Her Campus Logo Her Campus Logo
This article is written by a student writer from the Her Campus at CWU chapter.

When I first heard the term ‘Queer’ as an identity, I knew it only as an umbrella term for the community that gave me the room to question and change without feeling the need to change my label. Long story short, I fell in love. I felt the connection that I’ve heard others talk about when they found their label – and even now, that is still true, but I had no idea what being queer meant.

            On the first day of my Queer theory class, I was asked what my definition of Queer was, as was most of the class, and as we shared, there was one piece no one could properly articulate. That piece was about how Queer is not just a sexuality but a political ideology focused on the liberation of all oppressed groups.

            While most people in the LGBTQIAA+ community may immediately assume the community would agree on most things, especially politically, that is simply not the case; to be gay, bi, a lesbian does not dictate your political affiliations being Queer however does.

            The reclaiming of Queer from a slur to an identity came from the AIDs epidemic, a time where liberation was linked to life. It was – and still is extremely important to recognize the Queer movement is not a movement of assimilation but one of destroying systems and recreating them to be inclusive and supportive of all intersections.
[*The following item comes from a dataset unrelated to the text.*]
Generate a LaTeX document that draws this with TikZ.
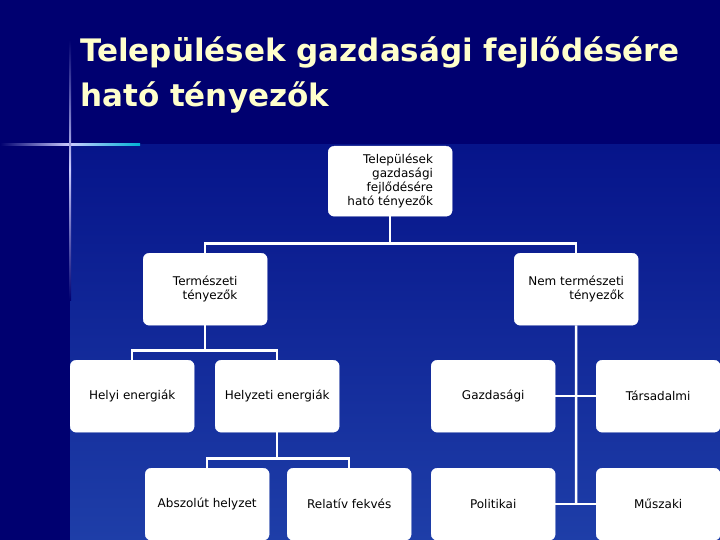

         In 1997 Cathy Cohen wrote “Punks, Bulldaggers, and Welfare Queens: The Radical Potential of Queer Politics?”  in this she wrote on reclaiming queer and what that meant. Cohen explains queer as something that transcends sexual practices; it’s an identity – poor, disabled, LGBTQIA, Black, POC, trans, etc. that is seen as socially deviant. It is an identity rooted in being seen as less than by society for any reason, and shouldn’t be taken as an individual label but as a way to say you are about the fight for equal liberation.

“Punks,” individuals like Michael Brown and Rekia Boyd are important queer subjects not because of their sexual practice, identity, or performance but because they, as well as other young and poor folks of color, operate in the world as queer subjects: the targets of racial normalizing projects intent on pathologizing them across the dimensions of race, class, gender, and sexuality, simultaneously making them into deviants while normalizing their degradation and marginalization until it becomes what we expect—the norm—until it becomes something that we no longer pay attention to.

Cathy Cohen, 1997

As Queer becomes more popular, we must remember the roots or contribute to the whitewashing of this identity and ultimately lose the goal of liberation for all deviants and create an individual identity from one that used to represent the whole community. As I’ve put in the effort to educate myself and recognize the privilege of being able to identify as Queer today, and the responsibility to continue to push for liberation over assimilation I see how easy it is for the history of Queer to be boiled down to an umbrella term instead of a term with a rich and important history.